Chapter 6: Structures

page 127

There's one other piece of motivation behind structures that it's useful to discuss. Suppose we didn't have structures (or didn't know what they were or how to use them). Suppose we wanted to implement payroll records. We might set up a bunch of parallel arrays, holding the names, mailing addresses, social security numbers, and salaries of all of our employees:

	char *name[100];
	char *address[100];
	long ssn[100];
	float salary[100];
The idea here is that name[0], address[0], ssn[0], and salary[0] would describe one employee, array slots with subscript [1] would describe the second employee, etc.

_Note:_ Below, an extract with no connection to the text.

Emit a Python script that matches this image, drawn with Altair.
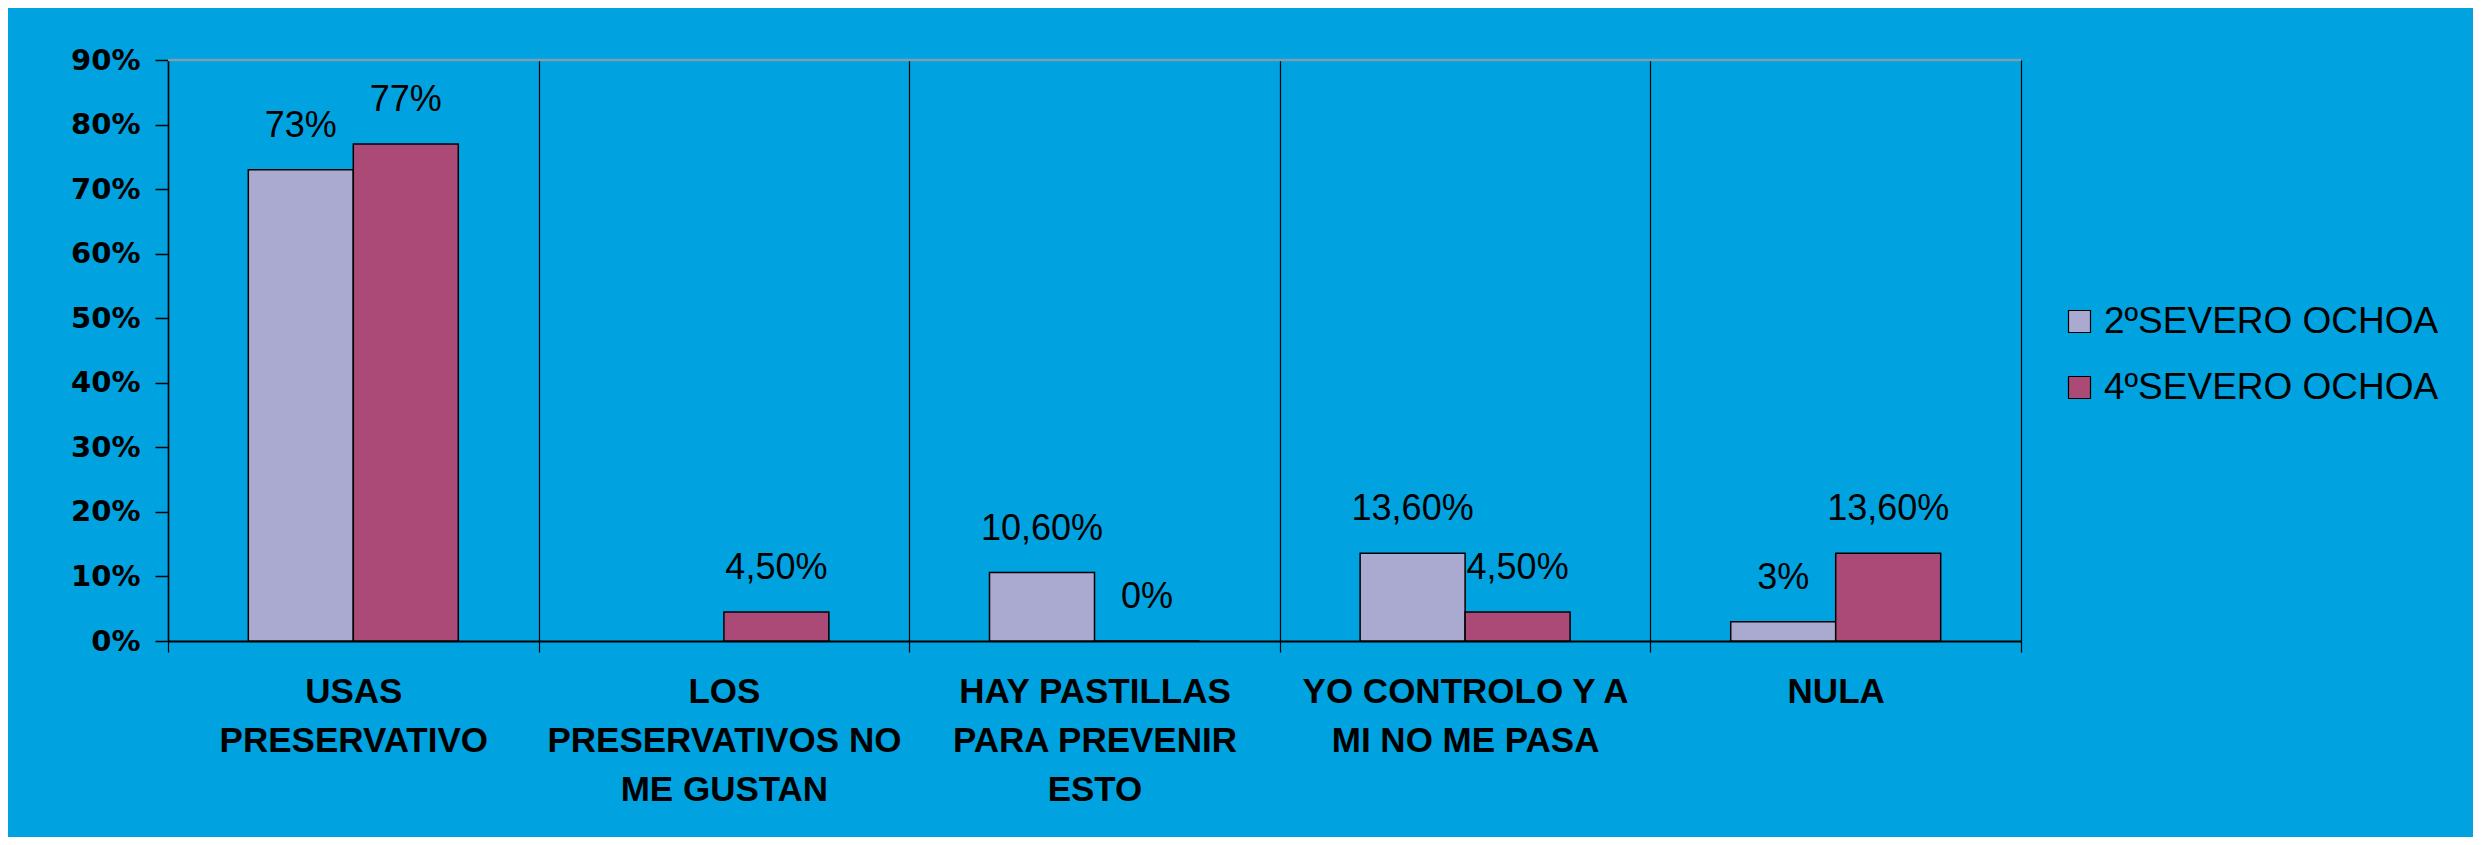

There are at least two problems with this scheme: first, if we someday want to handle more than 100 employees, we have to remember to change the size of several arrays. (Using a symbolic constant like
	#define MAXEMPLOYEES 100
would certainly help.)

More importantly, there would be no easy way to pass around all the information associated with a single employee. Suppose we wanted to write the function print_employee, which will print all the information associated with a particular employee. What arguments would this function take? We could pass it the index to use to retrieve the information from the arrays, but that would mean that all of the arrays would have to be global. We could pass the function an individual name, address, SSN, and salary, but that would mean that whenever we added a new piece of information to the database (perhaps next week we'll want to keep track of employee's shoe sizes), we would have to add another argument to the print_employee function, and change all of the calls. (Pretty soon, the number of arguments to the print_employee function would become unwieldy.) What we'd really like is a way to encapsulate all of the data about a single employee into a single data structure, so we could just pass that data structure around.

The right solution to this problem, in languages such as C which support the idea, is to define a structure describing an employee. We can make one array of these structures to describe all the employees, and we can pass around single instances of the structure where they're needed.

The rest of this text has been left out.